Without the pictures, extract every line from the start of the material to the line containing "(0,0) rectangle (675,871);", both ends included.

INFORMATION SUPPLIED =>
****************************************

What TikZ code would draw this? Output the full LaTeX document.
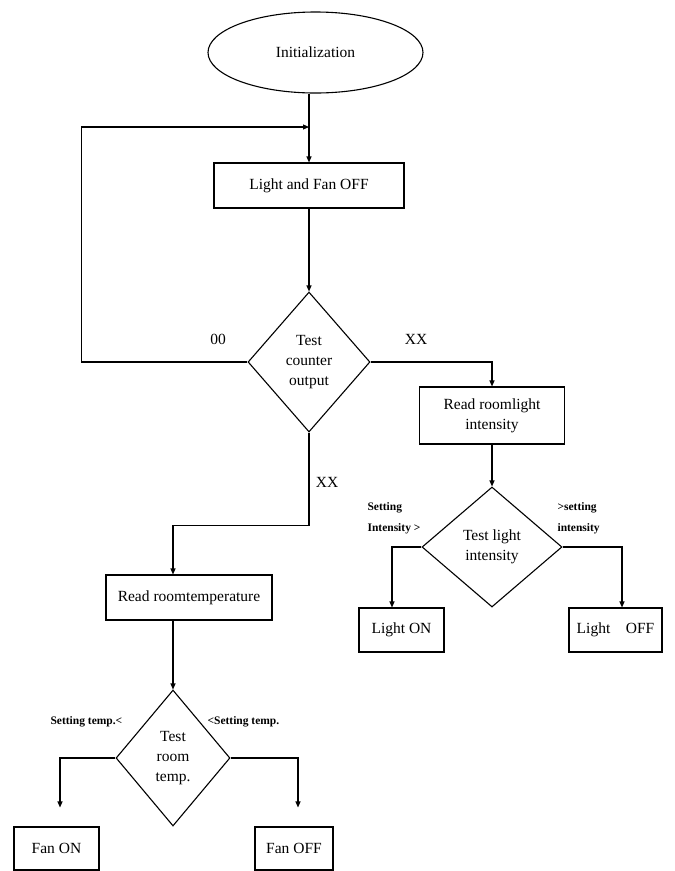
\documentclass[tikz,border=0pt]{standalone}
\usepackage{fontspec}
\setmainfont{Liberation Serif}
\usetikzlibrary{shapes.geometric,arrows.meta}

\tikzset{
  startnode/.style={draw, ellipse, inner sep=0pt, minimum width=215pt, minimum height=81pt},
  procbox/.style={draw, rectangle, align=center, inner sep=0pt},
  testnode/.style={draw, diamond, align=center, inner sep=0pt},
  cond/.style={font=\fontsize{11.5}{21}\selectfont\bfseries, align=left, inner sep=0pt, anchor=west}
}

\begin{document}
\begin{tikzpicture}[x=1pt, y=-1pt, line width=1.1pt, >={Triangle[length=6pt,width=5pt]}, font=\fontsize{15.5}{20}\selectfont]
\useasboundingbox (0,0) rectangle (675,871);

\node [startnode] (init) at (315.5,52.5) {Initialization};
\node [procbox, minimum width=190pt, minimum height=45pt] (b1) at (309,185.5) {Light and Fan OFF};
\node [testnode, minimum width=122pt, minimum height=140pt] (d1) at (309,362) {Test\\counter\\output};
\node [procbox, minimum width=145pt, minimum height=57pt] (b2) at (492,415.5) {Read roomlight\\intensity};
\node [testnode, minimum width=140pt, minimum height=120pt] (d2) at (492,547) {Test light\\intensity};
\node [procbox, minimum width=85pt, minimum height=44pt] (lon) at (401.5,630) {Light ON};
\node [procbox, minimum width=93pt, minimum height=44pt] (loff) at (615.5,630) {Light\quad OFF};
\node [procbox, minimum width=166pt, minimum height=45pt] (b3) at (189,597.5) {Read roomtemperature};
\node [testnode, minimum width=114pt, minimum height=136pt] (d3) at (173,758) {Test\\room\\temp.};
\node [procbox, minimum width=85pt, minimum height=43pt] (fon) at (56.5,848.5) {Fan ON};
\node [procbox, minimum width=78pt, minimum height=43pt] (foff) at (294,848.5) {Fan OFF};

\node (l00) at (218,339) {00};
\node (lxx1) at (416,339) {XX};
\node (lxx2) at (327,482) {XX};
\node [cond] (lsi) at (367,518) {Setting\\Intensity >};
\node [cond] (lsr) at (557,518) {>setting\\intensity};
\node [cond] (lst1) at (50,722) {Setting temp.<};
\node [cond] (lst2) at (207,722) {<Setting temp.};

\coordinate (join) at (309,127);
\draw [->] (init.south -| b1.north) -- (b1.north);
\draw [->] (d1.west) -- ++(-166,0) |- (join);
\draw [->] (b1) -- (d1);
\draw [->] (d1.east) -| (b2.north);
\draw [->] (b2) -- (d2);
\draw [->] (d1.south) -- ++(0,93) -| (b3.north -| d3.north);
\draw [->] (b3.south -| d3.north) -- (d3.north);
\draw [->] (d2.west) -| ([xshift=-9.5pt]lon.north);
\draw [->] (d2.east) -| ([xshift=6.5pt]loff.north);
\draw [->, shorten >=19pt] (d3.west) -| ([xshift=3.5pt]fon.north);
\draw [->, shorten >=19pt] (d3.east) -| ([xshift=4pt]foff.north);

\end{tikzpicture}
\end{document}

****************************************

THE ANSWER =>
What TikZ code would draw this? Output the full LaTeX document.
\documentclass[tikz,border=0pt]{standalone}
\usepackage{fontspec}
\setmainfont{Liberation Serif}
\usetikzlibrary{shapes.geometric,arrows.meta}

\tikzset{
  startnode/.style={draw, ellipse, inner sep=0pt, minimum width=215pt, minimum height=81pt},
  procbox/.style={draw, rectangle, align=center, inner sep=0pt},
  testnode/.style={draw, diamond, align=center, inner sep=0pt},
  cond/.style={font=\fontsize{11.5}{21}\selectfont\bfseries, align=left, inner sep=0pt, anchor=west}
}

\begin{document}
\begin{tikzpicture}[x=1pt, y=-1pt, line width=1.1pt, >={Triangle[length=6pt,width=5pt]}, font=\fontsize{15.5}{20}\selectfont]
\useasboundingbox (0,0) rectangle (675,871);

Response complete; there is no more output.